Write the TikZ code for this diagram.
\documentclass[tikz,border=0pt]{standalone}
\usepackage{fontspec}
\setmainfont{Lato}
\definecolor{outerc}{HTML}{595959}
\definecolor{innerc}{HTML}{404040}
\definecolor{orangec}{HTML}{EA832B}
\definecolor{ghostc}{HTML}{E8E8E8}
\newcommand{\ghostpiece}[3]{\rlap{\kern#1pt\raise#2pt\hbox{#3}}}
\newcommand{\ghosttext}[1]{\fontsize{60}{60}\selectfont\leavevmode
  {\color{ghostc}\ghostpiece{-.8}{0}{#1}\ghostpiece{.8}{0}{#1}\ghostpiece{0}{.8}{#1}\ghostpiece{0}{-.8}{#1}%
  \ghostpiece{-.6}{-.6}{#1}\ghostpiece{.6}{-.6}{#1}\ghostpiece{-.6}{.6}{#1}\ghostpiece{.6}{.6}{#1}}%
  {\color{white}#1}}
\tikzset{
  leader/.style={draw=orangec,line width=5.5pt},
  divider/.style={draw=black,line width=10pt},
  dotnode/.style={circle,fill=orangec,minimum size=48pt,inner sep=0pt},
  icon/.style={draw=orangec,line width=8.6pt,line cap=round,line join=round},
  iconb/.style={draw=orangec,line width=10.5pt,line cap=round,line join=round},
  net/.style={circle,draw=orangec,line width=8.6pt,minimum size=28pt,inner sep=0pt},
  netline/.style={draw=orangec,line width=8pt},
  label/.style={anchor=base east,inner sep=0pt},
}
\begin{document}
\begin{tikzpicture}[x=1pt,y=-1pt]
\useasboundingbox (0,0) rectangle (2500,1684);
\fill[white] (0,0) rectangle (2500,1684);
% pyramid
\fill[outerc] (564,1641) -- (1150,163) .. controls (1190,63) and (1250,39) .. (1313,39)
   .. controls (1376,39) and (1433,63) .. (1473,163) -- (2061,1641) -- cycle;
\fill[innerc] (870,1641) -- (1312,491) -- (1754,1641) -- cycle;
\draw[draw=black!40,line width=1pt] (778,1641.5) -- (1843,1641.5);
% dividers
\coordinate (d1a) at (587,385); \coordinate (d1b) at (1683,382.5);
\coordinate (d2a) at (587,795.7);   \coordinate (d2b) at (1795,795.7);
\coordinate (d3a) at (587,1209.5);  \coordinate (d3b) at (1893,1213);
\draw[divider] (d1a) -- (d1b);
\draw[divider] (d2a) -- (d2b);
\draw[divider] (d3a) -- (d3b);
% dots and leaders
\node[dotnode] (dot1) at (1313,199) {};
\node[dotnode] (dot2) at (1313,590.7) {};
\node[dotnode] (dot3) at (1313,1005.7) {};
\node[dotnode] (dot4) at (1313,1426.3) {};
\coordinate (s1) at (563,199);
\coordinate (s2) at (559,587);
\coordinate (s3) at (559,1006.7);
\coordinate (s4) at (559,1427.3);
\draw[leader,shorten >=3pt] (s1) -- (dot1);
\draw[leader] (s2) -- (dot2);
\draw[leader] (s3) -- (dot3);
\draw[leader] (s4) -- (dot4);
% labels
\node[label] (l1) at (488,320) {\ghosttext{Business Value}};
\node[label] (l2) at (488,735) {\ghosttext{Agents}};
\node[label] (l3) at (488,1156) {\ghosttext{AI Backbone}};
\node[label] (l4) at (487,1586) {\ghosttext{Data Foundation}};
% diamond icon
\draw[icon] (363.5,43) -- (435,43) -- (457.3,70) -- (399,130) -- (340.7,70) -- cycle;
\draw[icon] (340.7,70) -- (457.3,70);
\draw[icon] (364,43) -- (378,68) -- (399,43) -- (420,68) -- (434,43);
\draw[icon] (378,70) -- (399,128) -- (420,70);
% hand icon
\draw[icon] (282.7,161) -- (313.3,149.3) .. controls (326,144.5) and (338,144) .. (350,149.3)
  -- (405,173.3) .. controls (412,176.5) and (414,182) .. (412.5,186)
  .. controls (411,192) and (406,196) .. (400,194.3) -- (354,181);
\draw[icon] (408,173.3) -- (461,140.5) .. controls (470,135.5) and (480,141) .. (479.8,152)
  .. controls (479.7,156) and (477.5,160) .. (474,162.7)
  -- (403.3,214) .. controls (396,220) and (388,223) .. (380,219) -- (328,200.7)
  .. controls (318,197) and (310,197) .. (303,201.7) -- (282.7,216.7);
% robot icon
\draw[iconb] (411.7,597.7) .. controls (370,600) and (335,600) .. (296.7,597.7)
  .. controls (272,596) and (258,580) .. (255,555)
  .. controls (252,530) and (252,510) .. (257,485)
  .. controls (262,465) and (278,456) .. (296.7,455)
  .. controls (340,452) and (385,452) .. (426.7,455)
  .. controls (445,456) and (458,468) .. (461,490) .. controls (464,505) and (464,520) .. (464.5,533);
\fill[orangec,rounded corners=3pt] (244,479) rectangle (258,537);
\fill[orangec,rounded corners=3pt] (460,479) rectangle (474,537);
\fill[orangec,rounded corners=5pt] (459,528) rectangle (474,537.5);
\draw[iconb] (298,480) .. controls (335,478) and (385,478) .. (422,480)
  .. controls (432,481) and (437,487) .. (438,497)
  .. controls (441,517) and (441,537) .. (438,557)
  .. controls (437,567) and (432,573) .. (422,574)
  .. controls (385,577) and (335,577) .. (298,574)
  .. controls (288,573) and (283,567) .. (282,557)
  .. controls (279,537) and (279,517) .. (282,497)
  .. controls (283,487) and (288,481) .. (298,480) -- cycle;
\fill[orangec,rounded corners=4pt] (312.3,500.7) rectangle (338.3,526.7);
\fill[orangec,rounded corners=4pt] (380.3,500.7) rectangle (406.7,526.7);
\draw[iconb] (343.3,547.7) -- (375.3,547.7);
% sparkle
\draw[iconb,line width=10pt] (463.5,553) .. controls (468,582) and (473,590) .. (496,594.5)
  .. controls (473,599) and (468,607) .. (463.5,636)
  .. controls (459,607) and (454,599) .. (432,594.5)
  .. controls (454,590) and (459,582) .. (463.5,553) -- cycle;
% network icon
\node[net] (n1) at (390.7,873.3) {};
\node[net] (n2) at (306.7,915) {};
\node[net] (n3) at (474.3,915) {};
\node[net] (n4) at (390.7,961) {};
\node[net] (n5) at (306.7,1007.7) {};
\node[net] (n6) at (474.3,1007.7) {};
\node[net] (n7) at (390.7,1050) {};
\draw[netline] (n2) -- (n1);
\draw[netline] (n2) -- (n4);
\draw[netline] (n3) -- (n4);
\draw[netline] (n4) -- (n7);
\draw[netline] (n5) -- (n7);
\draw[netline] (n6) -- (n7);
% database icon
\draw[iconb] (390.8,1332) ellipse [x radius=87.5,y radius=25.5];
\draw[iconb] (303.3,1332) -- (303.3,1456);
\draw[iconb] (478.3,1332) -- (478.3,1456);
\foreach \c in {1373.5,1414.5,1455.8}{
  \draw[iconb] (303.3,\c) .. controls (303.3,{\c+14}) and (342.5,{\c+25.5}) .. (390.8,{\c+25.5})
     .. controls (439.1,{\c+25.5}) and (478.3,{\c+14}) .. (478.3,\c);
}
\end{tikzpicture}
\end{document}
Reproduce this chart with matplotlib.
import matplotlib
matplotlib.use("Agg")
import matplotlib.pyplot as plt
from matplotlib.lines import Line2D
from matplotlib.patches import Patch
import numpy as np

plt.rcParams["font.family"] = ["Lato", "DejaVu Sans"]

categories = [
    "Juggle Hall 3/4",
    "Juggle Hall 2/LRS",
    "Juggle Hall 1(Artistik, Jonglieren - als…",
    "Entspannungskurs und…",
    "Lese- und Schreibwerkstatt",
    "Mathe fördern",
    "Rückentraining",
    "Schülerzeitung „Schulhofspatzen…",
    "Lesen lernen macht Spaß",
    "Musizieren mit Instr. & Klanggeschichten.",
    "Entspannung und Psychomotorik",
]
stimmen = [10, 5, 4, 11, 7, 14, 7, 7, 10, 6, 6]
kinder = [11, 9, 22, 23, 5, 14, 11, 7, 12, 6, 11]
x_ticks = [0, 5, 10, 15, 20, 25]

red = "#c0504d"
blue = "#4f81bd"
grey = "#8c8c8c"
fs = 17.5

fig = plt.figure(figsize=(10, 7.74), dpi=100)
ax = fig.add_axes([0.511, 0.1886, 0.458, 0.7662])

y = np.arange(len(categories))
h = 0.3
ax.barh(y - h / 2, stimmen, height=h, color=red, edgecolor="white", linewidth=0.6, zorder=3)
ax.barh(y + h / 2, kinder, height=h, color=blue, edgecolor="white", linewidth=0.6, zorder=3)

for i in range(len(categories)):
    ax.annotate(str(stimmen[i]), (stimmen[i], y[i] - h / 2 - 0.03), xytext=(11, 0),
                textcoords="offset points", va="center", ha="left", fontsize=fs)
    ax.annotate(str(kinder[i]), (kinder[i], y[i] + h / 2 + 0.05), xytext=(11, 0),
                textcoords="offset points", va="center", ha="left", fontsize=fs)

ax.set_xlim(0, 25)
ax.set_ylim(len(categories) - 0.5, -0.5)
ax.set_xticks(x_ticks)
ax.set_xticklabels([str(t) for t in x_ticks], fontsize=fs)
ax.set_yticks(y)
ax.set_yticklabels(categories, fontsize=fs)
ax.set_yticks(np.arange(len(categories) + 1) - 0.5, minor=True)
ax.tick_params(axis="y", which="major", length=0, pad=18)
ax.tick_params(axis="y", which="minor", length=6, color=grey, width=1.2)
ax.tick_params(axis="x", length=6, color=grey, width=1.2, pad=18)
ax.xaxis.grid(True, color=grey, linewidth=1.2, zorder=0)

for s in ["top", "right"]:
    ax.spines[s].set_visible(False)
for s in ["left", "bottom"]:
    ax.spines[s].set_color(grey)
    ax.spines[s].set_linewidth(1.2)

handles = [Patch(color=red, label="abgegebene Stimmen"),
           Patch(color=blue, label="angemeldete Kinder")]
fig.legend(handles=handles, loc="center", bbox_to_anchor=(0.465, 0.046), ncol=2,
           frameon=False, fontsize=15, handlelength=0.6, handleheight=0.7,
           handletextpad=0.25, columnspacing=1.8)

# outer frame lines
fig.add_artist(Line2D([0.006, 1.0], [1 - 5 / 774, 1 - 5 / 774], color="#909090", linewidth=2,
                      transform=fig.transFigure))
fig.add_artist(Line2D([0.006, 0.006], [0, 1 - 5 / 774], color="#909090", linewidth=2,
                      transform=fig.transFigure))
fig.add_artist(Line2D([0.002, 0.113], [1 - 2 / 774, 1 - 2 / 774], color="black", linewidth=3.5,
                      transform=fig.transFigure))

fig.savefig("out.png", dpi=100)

============================================================

From the records above, pull out each line that has "this".

Write the TikZ code for this diagram.
Reproduce this chart with matplotlib.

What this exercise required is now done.